* Goal *
How many lines in this material include the string "that"? Answer with the number and nothing further.

* Dataset extract *
▶

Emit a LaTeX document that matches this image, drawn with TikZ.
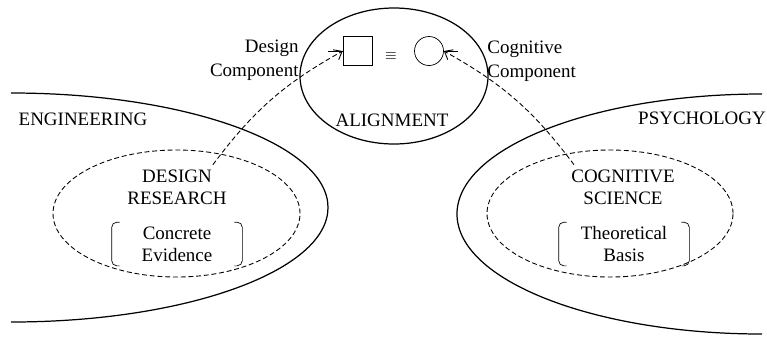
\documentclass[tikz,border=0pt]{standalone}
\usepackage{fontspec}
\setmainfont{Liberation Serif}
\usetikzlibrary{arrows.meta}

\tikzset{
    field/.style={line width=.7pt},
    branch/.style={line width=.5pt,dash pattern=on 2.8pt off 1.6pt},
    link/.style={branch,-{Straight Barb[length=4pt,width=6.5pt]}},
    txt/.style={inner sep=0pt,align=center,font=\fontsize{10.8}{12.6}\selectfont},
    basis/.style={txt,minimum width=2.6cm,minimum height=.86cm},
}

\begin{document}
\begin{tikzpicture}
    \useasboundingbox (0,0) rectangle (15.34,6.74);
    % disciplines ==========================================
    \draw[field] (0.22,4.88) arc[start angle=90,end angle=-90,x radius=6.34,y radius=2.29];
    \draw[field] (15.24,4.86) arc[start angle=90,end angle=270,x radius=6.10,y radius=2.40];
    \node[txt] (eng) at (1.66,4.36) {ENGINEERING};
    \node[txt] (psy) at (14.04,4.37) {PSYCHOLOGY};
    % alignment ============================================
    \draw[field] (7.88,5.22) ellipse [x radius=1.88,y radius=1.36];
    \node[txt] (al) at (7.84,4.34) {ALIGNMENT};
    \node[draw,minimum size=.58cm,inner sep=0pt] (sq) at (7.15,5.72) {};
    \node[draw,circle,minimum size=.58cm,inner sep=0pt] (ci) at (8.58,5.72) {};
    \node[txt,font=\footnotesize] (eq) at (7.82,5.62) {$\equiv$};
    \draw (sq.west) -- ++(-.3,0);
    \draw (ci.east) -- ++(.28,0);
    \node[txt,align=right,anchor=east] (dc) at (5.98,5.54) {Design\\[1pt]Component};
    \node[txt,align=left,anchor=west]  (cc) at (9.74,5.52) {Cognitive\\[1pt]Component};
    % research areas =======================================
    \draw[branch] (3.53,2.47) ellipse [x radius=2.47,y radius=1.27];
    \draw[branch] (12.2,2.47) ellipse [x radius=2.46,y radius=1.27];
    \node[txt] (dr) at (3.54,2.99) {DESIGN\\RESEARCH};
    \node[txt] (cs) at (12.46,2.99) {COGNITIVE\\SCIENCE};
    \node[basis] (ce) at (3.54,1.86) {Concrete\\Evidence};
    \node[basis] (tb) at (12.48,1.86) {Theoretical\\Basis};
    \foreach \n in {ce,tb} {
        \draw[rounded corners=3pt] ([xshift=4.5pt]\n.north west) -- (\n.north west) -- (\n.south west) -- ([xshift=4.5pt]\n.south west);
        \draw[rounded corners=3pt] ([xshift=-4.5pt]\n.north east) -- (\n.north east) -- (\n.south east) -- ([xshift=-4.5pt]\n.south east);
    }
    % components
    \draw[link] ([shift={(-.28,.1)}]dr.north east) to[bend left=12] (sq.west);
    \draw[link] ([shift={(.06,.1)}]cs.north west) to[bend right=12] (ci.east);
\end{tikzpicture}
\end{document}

◀
▶

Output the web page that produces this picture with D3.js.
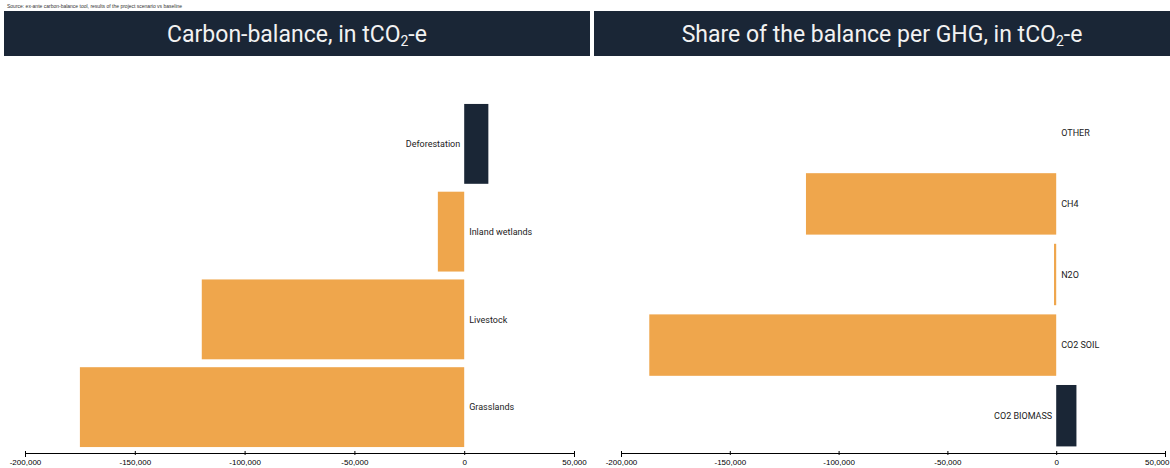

◀
▶

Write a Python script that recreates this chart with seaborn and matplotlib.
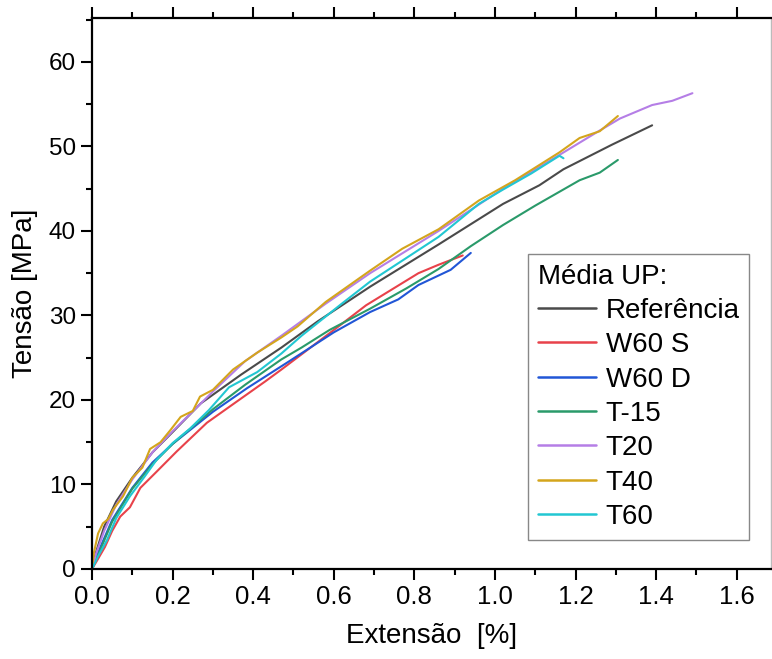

◀

* Completed task *
3